**Exercise directions**
Drop the images; return everything else in the listing below exactly.

**Given information**
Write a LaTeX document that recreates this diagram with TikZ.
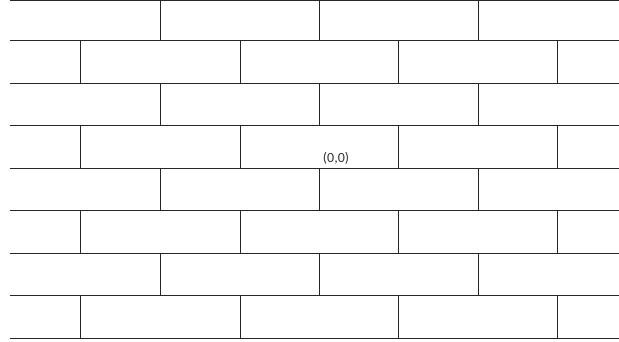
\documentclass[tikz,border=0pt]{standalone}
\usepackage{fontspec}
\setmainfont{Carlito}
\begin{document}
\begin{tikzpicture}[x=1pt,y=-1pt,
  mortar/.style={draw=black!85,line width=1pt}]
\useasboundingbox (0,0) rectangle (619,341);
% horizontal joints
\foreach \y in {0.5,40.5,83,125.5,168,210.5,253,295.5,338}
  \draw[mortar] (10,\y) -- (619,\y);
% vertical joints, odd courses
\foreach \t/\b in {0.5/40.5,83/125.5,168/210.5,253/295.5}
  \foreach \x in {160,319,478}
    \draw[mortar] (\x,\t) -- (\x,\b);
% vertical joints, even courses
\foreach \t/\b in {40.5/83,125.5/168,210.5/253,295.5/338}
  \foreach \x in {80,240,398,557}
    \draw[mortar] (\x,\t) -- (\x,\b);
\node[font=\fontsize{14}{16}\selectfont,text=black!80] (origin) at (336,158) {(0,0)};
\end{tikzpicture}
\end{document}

**Answer**
Write a LaTeX document that recreates this diagram with TikZ.
\documentclass[tikz,border=0pt]{standalone}
\usepackage{fontspec}
\setmainfont{Carlito}
\begin{document}
\begin{tikzpicture}[x=1pt,y=-1pt,
  mortar/.style={draw=black!85,line width=1pt}]
\useasboundingbox (0,0) rectangle (619,341);
% horizontal joints
\foreach \y in {0.5,40.5,83,125.5,168,210.5,253,295.5,338}
  \draw[mortar] (10,\y) -- (619,\y);
% vertical joints, odd courses
\foreach \t/\b in {0.5/40.5,83/125.5,168/210.5,253/295.5}
  \foreach \x in {160,319,478}
    \draw[mortar] (\x,\t) -- (\x,\b);
% vertical joints, even courses
\foreach \t/\b in {40.5/83,125.5/168,210.5/253,295.5/338}
  \foreach \x in {80,240,398,557}
    \draw[mortar] (\x,\t) -- (\x,\b);
\node[font=\fontsize{14}{16}\selectfont,text=black!80] (origin) at (336,158) {(0,0)};
\end{tikzpicture}
\end{document}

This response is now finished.